* GOAL OF THE EXERCISE
Retype only what runs from the first line of the records to the line with "plt.rcParams['font.family'] = ['Lato', 'DejaVu", inclusive, and no pictures.

Code that draws figures
## START

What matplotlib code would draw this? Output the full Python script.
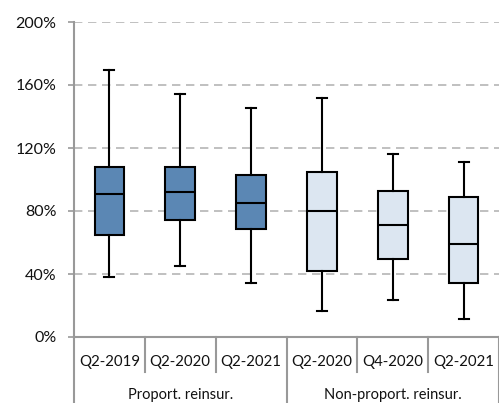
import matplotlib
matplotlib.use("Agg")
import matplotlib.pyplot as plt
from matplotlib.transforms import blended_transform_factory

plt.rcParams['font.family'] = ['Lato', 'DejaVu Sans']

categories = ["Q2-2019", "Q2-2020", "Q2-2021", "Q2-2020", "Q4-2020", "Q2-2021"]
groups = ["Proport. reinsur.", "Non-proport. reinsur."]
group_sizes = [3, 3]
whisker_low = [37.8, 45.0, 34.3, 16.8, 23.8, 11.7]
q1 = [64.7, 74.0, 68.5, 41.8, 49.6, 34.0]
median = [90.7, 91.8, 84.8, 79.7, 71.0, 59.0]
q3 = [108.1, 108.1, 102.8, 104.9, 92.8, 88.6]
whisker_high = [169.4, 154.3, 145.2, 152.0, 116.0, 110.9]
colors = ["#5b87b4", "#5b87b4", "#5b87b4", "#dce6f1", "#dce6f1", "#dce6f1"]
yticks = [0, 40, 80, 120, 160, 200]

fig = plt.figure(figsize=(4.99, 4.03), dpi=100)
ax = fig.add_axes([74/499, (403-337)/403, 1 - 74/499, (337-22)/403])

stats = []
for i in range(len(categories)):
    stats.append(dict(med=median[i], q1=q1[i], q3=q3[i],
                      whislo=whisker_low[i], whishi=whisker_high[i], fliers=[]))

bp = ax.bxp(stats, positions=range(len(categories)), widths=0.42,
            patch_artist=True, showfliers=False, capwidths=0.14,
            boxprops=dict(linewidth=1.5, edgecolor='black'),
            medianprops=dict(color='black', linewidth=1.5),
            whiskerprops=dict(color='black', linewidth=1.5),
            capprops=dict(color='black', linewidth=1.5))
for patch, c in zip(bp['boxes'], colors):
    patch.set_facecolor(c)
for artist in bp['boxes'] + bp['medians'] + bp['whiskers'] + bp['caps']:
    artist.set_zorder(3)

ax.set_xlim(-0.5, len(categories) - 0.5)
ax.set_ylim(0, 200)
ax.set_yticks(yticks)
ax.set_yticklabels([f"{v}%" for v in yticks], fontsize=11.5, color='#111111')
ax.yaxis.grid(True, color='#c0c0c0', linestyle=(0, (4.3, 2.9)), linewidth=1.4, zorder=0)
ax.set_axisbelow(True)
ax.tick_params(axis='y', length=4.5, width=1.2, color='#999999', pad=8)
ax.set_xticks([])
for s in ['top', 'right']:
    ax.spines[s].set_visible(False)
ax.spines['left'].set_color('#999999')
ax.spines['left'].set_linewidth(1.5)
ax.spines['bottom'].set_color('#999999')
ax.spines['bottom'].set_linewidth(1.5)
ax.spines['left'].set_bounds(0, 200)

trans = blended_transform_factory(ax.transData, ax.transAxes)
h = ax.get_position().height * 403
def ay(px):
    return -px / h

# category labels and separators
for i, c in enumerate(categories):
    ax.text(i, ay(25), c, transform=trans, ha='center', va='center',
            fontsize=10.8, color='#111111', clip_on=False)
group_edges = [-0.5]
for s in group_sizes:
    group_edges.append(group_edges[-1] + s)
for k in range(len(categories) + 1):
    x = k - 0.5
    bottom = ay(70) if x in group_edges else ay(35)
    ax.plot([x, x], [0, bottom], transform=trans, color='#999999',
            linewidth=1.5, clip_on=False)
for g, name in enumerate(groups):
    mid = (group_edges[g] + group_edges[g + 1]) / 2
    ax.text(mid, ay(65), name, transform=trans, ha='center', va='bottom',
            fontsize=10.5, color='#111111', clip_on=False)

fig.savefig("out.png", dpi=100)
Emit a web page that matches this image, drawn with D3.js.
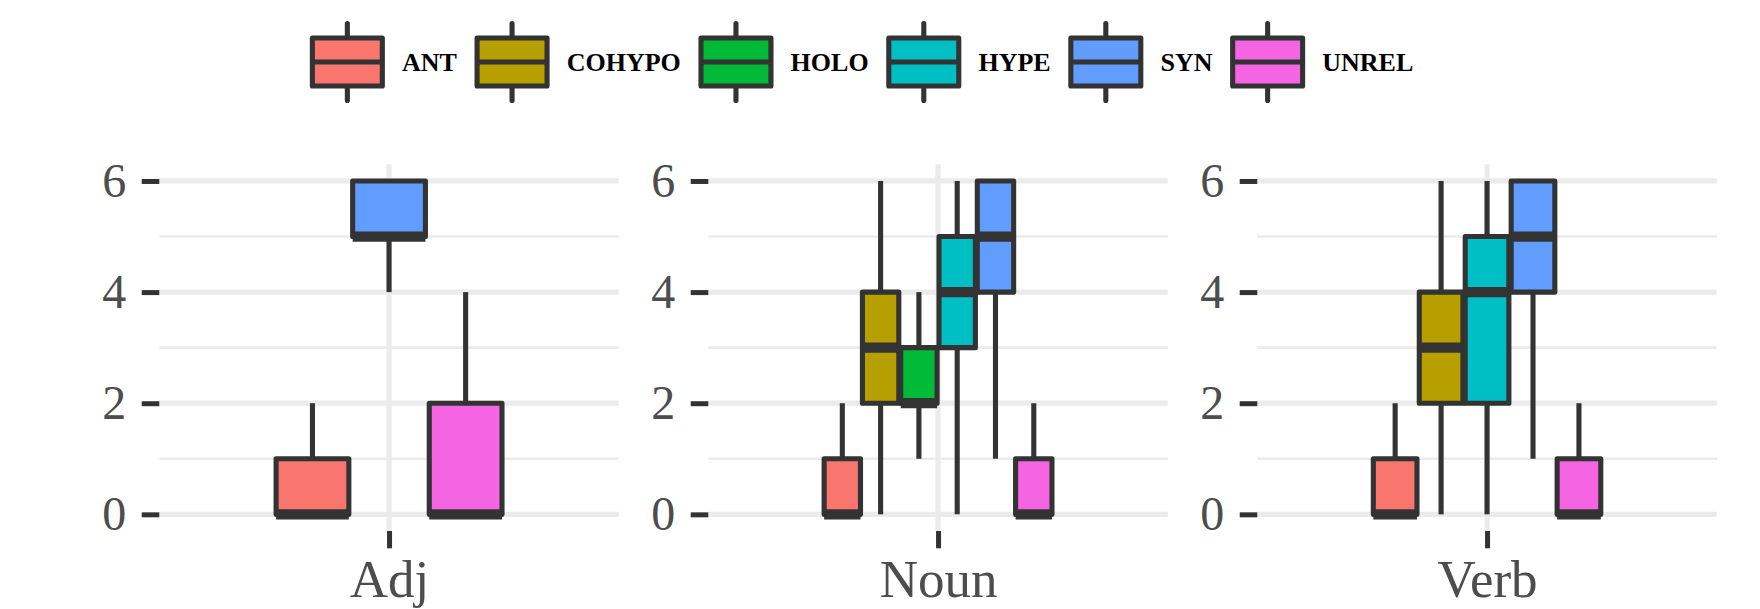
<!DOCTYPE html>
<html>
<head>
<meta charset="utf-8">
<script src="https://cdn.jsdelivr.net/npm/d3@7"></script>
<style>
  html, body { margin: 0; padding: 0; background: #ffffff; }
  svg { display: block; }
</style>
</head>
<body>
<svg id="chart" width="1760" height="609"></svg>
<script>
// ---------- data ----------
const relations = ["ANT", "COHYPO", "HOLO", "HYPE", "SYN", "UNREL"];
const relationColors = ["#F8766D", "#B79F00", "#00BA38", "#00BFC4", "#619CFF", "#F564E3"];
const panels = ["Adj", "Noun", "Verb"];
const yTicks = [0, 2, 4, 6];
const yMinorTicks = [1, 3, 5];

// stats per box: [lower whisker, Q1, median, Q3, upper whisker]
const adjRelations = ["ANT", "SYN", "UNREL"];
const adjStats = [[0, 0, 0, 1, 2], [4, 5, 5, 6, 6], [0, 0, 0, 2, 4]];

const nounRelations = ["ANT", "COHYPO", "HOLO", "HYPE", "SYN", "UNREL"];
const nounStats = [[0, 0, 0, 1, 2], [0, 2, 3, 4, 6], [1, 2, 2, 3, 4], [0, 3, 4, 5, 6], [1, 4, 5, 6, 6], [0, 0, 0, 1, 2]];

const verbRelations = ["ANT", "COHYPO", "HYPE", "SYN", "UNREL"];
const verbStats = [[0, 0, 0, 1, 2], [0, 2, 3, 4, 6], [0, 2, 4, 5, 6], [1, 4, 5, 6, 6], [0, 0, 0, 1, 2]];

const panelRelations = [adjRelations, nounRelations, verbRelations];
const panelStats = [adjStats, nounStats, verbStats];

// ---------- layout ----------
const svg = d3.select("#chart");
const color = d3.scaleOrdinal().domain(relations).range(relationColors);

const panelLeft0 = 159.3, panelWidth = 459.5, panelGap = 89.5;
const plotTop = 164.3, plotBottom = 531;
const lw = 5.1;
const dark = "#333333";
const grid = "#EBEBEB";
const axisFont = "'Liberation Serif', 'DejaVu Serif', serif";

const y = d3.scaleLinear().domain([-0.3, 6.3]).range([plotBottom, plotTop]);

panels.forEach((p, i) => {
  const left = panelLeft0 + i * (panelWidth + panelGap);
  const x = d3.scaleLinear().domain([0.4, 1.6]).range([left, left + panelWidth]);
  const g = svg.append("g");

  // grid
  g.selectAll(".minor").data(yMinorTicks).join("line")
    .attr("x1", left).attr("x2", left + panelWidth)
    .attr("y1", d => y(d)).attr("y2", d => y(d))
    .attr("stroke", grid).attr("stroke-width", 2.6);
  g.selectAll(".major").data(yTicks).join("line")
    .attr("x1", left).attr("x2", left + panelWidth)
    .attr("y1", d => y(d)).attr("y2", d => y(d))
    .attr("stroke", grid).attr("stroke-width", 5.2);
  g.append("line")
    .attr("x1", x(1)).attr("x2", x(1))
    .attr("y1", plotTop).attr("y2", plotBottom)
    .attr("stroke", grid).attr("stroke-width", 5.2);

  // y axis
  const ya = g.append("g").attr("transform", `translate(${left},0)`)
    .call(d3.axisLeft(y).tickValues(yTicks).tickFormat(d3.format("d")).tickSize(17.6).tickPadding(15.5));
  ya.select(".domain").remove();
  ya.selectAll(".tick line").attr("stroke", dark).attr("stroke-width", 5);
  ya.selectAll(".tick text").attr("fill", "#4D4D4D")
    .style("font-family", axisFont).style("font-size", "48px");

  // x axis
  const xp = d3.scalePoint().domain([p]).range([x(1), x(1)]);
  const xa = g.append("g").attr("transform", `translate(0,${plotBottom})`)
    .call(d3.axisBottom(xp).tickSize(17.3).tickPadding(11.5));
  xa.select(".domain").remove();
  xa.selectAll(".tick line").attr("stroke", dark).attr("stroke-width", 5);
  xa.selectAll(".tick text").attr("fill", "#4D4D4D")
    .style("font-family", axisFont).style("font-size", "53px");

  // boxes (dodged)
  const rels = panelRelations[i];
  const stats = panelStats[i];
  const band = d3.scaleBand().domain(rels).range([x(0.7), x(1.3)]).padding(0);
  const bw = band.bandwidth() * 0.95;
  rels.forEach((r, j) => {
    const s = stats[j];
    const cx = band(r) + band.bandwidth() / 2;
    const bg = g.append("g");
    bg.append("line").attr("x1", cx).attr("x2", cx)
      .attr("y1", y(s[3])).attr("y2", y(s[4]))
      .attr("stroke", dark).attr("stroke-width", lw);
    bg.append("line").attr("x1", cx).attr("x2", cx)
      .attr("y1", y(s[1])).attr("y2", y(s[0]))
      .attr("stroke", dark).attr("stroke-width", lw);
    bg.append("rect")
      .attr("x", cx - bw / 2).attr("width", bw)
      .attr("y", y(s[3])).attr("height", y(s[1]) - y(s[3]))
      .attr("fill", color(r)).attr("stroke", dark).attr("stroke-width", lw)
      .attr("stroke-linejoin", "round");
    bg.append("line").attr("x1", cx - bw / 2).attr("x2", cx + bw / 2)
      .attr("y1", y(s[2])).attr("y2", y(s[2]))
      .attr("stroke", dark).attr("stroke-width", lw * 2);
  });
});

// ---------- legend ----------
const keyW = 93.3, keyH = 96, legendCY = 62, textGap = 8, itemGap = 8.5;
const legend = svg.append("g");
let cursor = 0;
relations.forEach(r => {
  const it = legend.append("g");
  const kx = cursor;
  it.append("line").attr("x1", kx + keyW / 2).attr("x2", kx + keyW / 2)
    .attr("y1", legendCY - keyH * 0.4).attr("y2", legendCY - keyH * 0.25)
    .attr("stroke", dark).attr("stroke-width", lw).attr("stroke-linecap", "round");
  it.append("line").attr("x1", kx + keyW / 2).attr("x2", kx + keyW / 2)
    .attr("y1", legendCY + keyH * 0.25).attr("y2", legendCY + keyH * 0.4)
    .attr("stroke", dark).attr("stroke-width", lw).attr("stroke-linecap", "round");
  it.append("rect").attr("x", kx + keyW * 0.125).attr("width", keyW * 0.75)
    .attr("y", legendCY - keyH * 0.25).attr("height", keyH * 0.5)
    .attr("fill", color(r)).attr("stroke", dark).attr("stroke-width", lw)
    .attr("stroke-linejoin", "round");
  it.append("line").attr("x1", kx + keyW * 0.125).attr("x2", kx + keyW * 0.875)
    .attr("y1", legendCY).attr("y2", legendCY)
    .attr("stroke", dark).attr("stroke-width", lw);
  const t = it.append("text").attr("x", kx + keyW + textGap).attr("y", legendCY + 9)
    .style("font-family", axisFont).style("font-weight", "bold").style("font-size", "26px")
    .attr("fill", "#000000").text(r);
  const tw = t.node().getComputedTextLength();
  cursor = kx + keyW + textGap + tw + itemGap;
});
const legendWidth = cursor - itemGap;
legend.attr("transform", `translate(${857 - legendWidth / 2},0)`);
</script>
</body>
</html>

## END

* OUTPUT FOR THIS TASK
What matplotlib code would draw this? Output the full Python script.
import matplotlib
matplotlib.use("Agg")
import matplotlib.pyplot as plt
from matplotlib.transforms import blended_transform_factory

plt.rcParams['font.family'] = ['Lato', 'DejaVu Sans']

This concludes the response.